To do: Leave out the pictures and reproduce all of the data exactly.
▽
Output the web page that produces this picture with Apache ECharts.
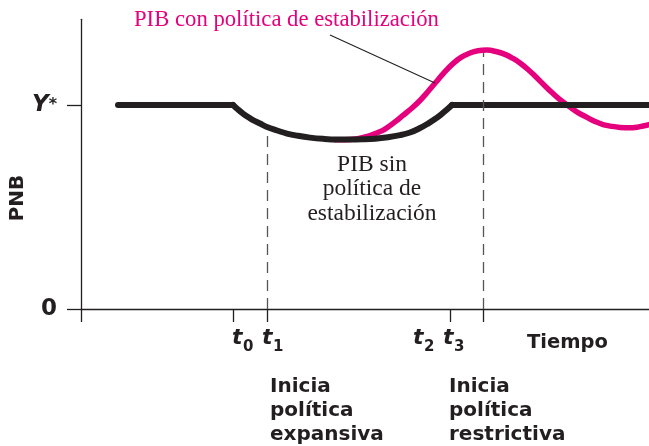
<!DOCTYPE html>
<html>
<head>
<meta charset="utf-8">
<script src="https://cdn.jsdelivr.net/npm/echarts@6/dist/echarts.min.js"></script>
<style>html,body{margin:0;padding:0;background:#fff}#c{width:649px;height:446px}</style>
</head>
<body>
<div id="c"></div>
<script>
// Time axis in arbitrary units; PNB with Y* = 100
const tMarks = [0, 15.2, 18.6, 36.9, 40.2]; // origin, t0, t1, t2, t3 (tick positions)
const yTicks = [0, 100];

// Black: GDP without stabilisation policy
const flatBeforeX = [3.7, 15.2];
const flatBeforeY = [100, 100];
const dipX = [15.2, 15.7, 16.2, 16.7, 17.2, 17.9, 18.6, 19.6, 20.6, 21.7, 22.9, 24.2, 25.6, 26.9, 28.1, 29.4, 30.7, 31.9, 32.9, 33.9, 34.7, 35.4, 36.0, 36.6, 37.1];
const dipY = [100, 97.8, 95.8, 94.1, 92.6, 90.9, 89.2, 87.5, 86.0, 84.9, 84.0, 83.4, 83.1, 83.1, 83.2, 83.5, 84.2, 85.2, 86.5, 88.7, 90.9, 93.1, 95.3, 97.8, 100];
const flatAfterX = [37.1, 56.8];
const flatAfterY = [100, 100];

// Pink: GDP with stabilisation policy
const pinkX = [25.4, 26.4, 27.4, 28.2, 28.9, 29.7, 30.4, 31.4, 32.2, 33.1, 33.9, 34.7, 35.6, 36.4, 37.2, 38.0, 38.9, 39.7, 40.6, 41.5, 42.4, 43.2, 43.9, 44.7, 45.4, 46.3, 47.2, 48.0, 48.9, 49.7, 50.6, 51.4, 52.2, 53.1, 53.9, 54.8, 55.6, 56.2, 56.8];
const pinkY = [83.0, 83.0, 83.3, 84.1, 85.0, 86.5, 88.2, 91.7, 94.9, 98.5, 102.2, 106.6, 111.8, 116.4, 120.3, 123.3, 125.5, 126.6, 126.9, 126.2, 124.8, 122.8, 120.6, 117.4, 114.2, 109.8, 105.6, 102.2, 99.0, 96.3, 93.9, 91.9, 90.4, 89.5, 89.0, 88.8, 89.1, 89.7, 90.4];

// Dashed guides: [x, top]
const dashT1 = [18.6, 88.2];
const dashT3 = [40.2, 125.5];
// Annotation leader line for pink label
const leader = [[24.9, 134.3], [35.4, 110.8]];

const BLACK = '#231f20';
const PINK = '#E5007D';
const zip = (xs, ys) => xs.map((x, i) => [x, ys[i]]);

const chart = echarts.init(document.getElementById('c'), null, {renderer: 'canvas'});
const blackLine = {color: BLACK, width: 6, cap: 'round', join: 'round'};
const boldSans = 'DejaVu Sans';

const tLabel = (x, sub) => [
  {type: 'text', x: x, y: 338, style: {text: 't', font: 'italic bold 22px "DejaVu Sans"', fill: BLACK, verticalAlign: 'middle'}},
  {type: 'text', x: x + 11, y: 347, style: {text: sub, font: 'bold 15px "DejaVu Sans"', fill: BLACK, verticalAlign: 'middle'}}
];

chart.setOption({
  animation: false,
  grid: {left: 81, right: 0, top: 19.3, bottom: 137, containLabel: false},
  xAxis: {
    type: 'value', min: 0, max: 56.8,
    axisLine: {show: true, onZero: false, lineStyle: {color: BLACK, width: 1.3}},
    axisTick: {show: true, customValues: tMarks, length: 13, lineStyle: {color: BLACK, width: 1.3}},
    axisLabel: {show: false},
    splitLine: {show: false}
  },
  yAxis: {
    type: 'value', min: 0, max: 142,
    axisLine: {show: true, onZero: false, lineStyle: {color: BLACK, width: 1.3}},
    axisTick: {show: true, customValues: yTicks, length: 14, lineStyle: {color: BLACK, width: 1.3}},
    axisLabel: {
      show: true, customValues: yTicks, margin: 24,
      formatter: v => v === 0 ? '{z|0}' : '{y|Y}{s|*}',
      rich: {
        z: {fontFamily: boldSans, fontWeight: 'bold', fontSize: 23, color: BLACK},
        y: {fontFamily: boldSans, fontWeight: 'bold', fontStyle: 'italic', fontSize: 23, color: BLACK},
        s: {fontFamily: boldSans, fontWeight: 'bold', fontSize: 16, color: BLACK}
      }
    },
    splitLine: {show: false}
  },
  series: [
    {
      type: 'line', name: 'PIB con política de estabilización', data: zip(pinkX, pinkY),
      smooth: 0.4, symbol: 'none', z: 2,
      lineStyle: {color: PINK, width: 5.5, cap: 'round'},
      markLine: {
        silent: true, symbol: 'none', label: {show: false},
        lineStyle: {color: '#555', width: 1.3, type: [11, 7]},
        data: [
          [{coord: [dashT1[0], 0]}, {coord: [dashT1[0], dashT1[1]]}],
          [{coord: [dashT3[0], 0]}, {coord: [dashT3[0], dashT3[1]]}],
          [{coord: leader[0], lineStyle: {color: BLACK, width: 1.1, type: 'solid'}}, {coord: leader[1]}]
        ]
      }
    },
    {type: 'line', data: zip(flatBeforeX, flatBeforeY), symbol: 'none', z: 3, lineStyle: blackLine},
    {type: 'line', data: zip(dipX, dipY), smooth: 0.4, symbol: 'none', z: 3, lineStyle: blackLine},
    {type: 'line', data: zip(flatAfterX, flatAfterY), symbol: 'none', z: 3, lineStyle: blackLine}
  ],
  graphic: [
    {type: 'text', x: 134, y: 20, style: {text: 'PIB con política de estabilización', font: '22.7px "Liberation Serif"', fill: PINK, verticalAlign: 'middle'}},
    {type: 'text', x: 372, y: 189, style: {text: 'PIB sin\npolítica de\nestabilización', font: '23.5px "Liberation Serif"', lineHeight: 24.5, fill: BLACK, align: 'center', verticalAlign: 'middle'}},
    {type: 'text', x: 18, y: 198, rotation: Math.PI / 2, style: {text: 'PNB', font: 'bold 20px "DejaVu Sans"', fill: BLACK, align: 'center', verticalAlign: 'middle'}},
    {type: 'text', x: 527, y: 343, style: {text: 'Tiempo', font: 'bold 19.5px "DejaVu Sans"', fill: BLACK, verticalAlign: 'middle'}},
    {type: 'text', x: 270, y: 411, style: {text: 'Inicia\npolítica\nexpansiva', font: 'bold 20px "DejaVu Sans"', lineHeight: 24, fill: BLACK, verticalAlign: 'middle'}},
    {type: 'text', x: 449, y: 411, style: {text: 'Inicia\npolítica\nrestrictiva', font: 'bold 20px "DejaVu Sans"', lineHeight: 24, fill: BLACK, verticalAlign: 'middle'}}
  ].concat(tLabel(232, '0'), tLabel(262, '1'), tLabel(413, '2'), tLabel(443, '3'))
});
</script>
</body>
</html>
△
Task output:
Output the web page that produces this picture with Apache ECharts.
<!DOCTYPE html>
<html>
<head>
<meta charset="utf-8">
<script src="https://cdn.jsdelivr.net/npm/echarts@6/dist/echarts.min.js"></script>
<style>html,body{margin:0;padding:0;background:#fff}#c{width:649px;height:446px}</style>
</head>
<body>
<div id="c"></div>
<script>
// Time axis in arbitrary units; PNB with Y* = 100
const tMarks = [0, 15.2, 18.6, 36.9, 40.2]; // origin, t0, t1, t2, t3 (tick positions)
const yTicks = [0, 100];

// Black: GDP without stabilisation policy
const flatBeforeX = [3.7, 15.2];
const flatBeforeY = [100, 100];
const dipX = [15.2, 15.7, 16.2, 16.7, 17.2, 17.9, 18.6, 19.6, 20.6, 21.7, 22.9, 24.2, 25.6, 26.9, 28.1, 29.4, 30.7, 31.9, 32.9, 33.9, 34.7, 35.4, 36.0, 36.6, 37.1];
const dipY = [100, 97.8, 95.8, 94.1, 92.6, 90.9, 89.2, 87.5, 86.0, 84.9, 84.0, 83.4, 83.1, 83.1, 83.2, 83.5, 84.2, 85.2, 86.5, 88.7, 90.9, 93.1, 95.3, 97.8, 100];
const flatAfterX = [37.1, 56.8];
const flatAfterY = [100, 100];

// Pink: GDP with stabilisation policy
const pinkX = [25.4, 26.4, 27.4, 28.2, 28.9, 29.7, 30.4, 31.4, 32.2, 33.1, 33.9, 34.7, 35.6, 36.4, 37.2, 38.0, 38.9, 39.7, 40.6, 41.5, 42.4, 43.2, 43.9, 44.7, 45.4, 46.3, 47.2, 48.0, 48.9, 49.7, 50.6, 51.4, 52.2, 53.1, 53.9, 54.8, 55.6, 56.2, 56.8];
const pinkY = [83.0, 83.0, 83.3, 84.1, 85.0, 86.5, 88.2, 91.7, 94.9, 98.5, 102.2, 106.6, 111.8, 116.4, 120.3, 123.3, 125.5, 126.6, 126.9, 126.2, 124.8, 122.8, 120.6, 117.4, 114.2, 109.8, 105.6, 102.2, 99.0, 96.3, 93.9, 91.9, 90.4, 89.5, 89.0, 88.8, 89.1, 89.7, 90.4];

// Dashed guides: [x, top]
const dashT1 = [18.6, 88.2];
const dashT3 = [40.2, 125.5];
// Annotation leader line for pink label
const leader = [[24.9, 134.3], [35.4, 110.8]];

const BLACK = '#231f20';
const PINK = '#E5007D';
const zip = (xs, ys) => xs.map((x, i) => [x, ys[i]]);

const chart = echarts.init(document.getElementById('c'), null, {renderer: 'canvas'});
const blackLine = {color: BLACK, width: 6, cap: 'round', join: 'round'};
const boldSans = 'DejaVu Sans';

const tLabel = (x, sub) => [
  {type: 'text', x: x, y: 338, style: {text: 't', font: 'italic bold 22px "DejaVu Sans"', fill: BLACK, verticalAlign: 'middle'}},
  {type: 'text', x: x + 11, y: 347, style: {text: sub, font: 'bold 15px "DejaVu Sans"', fill: BLACK, verticalAlign: 'middle'}}
];

chart.setOption({
  animation: false,
  grid: {left: 81, right: 0, top: 19.3, bottom: 137, containLabel: false},
  xAxis: {
    type: 'value', min: 0, max: 56.8,
    axisLine: {show: true, onZero: false, lineStyle: {color: BLACK, width: 1.3}},
    axisTick: {show: true, customValues: tMarks, length: 13, lineStyle: {color: BLACK, width: 1.3}},
    axisLabel: {show: false},
    splitLine: {show: false}
  },
  yAxis: {
    type: 'value', min: 0, max: 142,
    axisLine: {show: true, onZero: false, lineStyle: {color: BLACK, width: 1.3}},
    axisTick: {show: true, customValues: yTicks, length: 14, lineStyle: {color: BLACK, width: 1.3}},
    axisLabel: {
      show: true, customValues: yTicks, margin: 24,
      formatter: v => v === 0 ? '{z|0}' : '{y|Y}{s|*}',
      rich: {
        z: {fontFamily: boldSans, fontWeight: 'bold', fontSize: 23, color: BLACK},
        y: {fontFamily: boldSans, fontWeight: 'bold', fontStyle: 'italic', fontSize: 23, color: BLACK},
        s: {fontFamily: boldSans, fontWeight: 'bold', fontSize: 16, color: BLACK}
      }
    },
    splitLine: {show: false}
  },
  series: [
    {
      type: 'line', name: 'PIB con política de estabilización', data: zip(pinkX, pinkY),
      smooth: 0.4, symbol: 'none', z: 2,
      lineStyle: {color: PINK, width: 5.5, cap: 'round'},
      markLine: {
        silent: true, symbol: 'none', label: {show: false},
        lineStyle: {color: '#555', width: 1.3, type: [11, 7]},
        data: [
          [{coord: [dashT1[0], 0]}, {coord: [dashT1[0], dashT1[1]]}],
          [{coord: [dashT3[0], 0]}, {coord: [dashT3[0], dashT3[1]]}],
          [{coord: leader[0], lineStyle: {color: BLACK, width: 1.1, type: 'solid'}}, {coord: leader[1]}]
        ]
      }
    },
    {type: 'line', data: zip(flatBeforeX, flatBeforeY), symbol: 'none', z: 3, lineStyle: blackLine},
    {type: 'line', data: zip(dipX, dipY), smooth: 0.4, symbol: 'none', z: 3, lineStyle: blackLine},
    {type: 'line', data: zip(flatAfterX, flatAfterY), symbol: 'none', z: 3, lineStyle: blackLine}
  ],
  graphic: [
    {type: 'text', x: 134, y: 20, style: {text: 'PIB con política de estabilización', font: '22.7px "Liberation Serif"', fill: PINK, verticalAlign: 'middle'}},
    {type: 'text', x: 372, y: 189, style: {text: 'PIB sin\npolítica de\nestabilización', font: '23.5px "Liberation Serif"', lineHeight: 24.5, fill: BLACK, align: 'center', verticalAlign: 'middle'}},
    {type: 'text', x: 18, y: 198, rotation: Math.PI / 2, style: {text: 'PNB', font: 'bold 20px "DejaVu Sans"', fill: BLACK, align: 'center', verticalAlign: 'middle'}},
    {type: 'text', x: 527, y: 343, style: {text: 'Tiempo', font: 'bold 19.5px "DejaVu Sans"', fill: BLACK, verticalAlign: 'middle'}},
    {type: 'text', x: 270, y: 411, style: {text: 'Inicia\npolítica\nexpansiva', font: 'bold 20px "DejaVu Sans"', lineHeight: 24, fill: BLACK, verticalAlign: 'middle'}},
    {type: 'text', x: 449, y: 411, style: {text: 'Inicia\npolítica\nrestrictiva', font: 'bold 20px "DejaVu Sans"', lineHeight: 24, fill: BLACK, verticalAlign: 'middle'}}
  ].concat(tLabel(232, '0'), tLabel(262, '1'), tLabel(413, '2'), tLabel(443, '3'))
});
</script>
</body>
</html>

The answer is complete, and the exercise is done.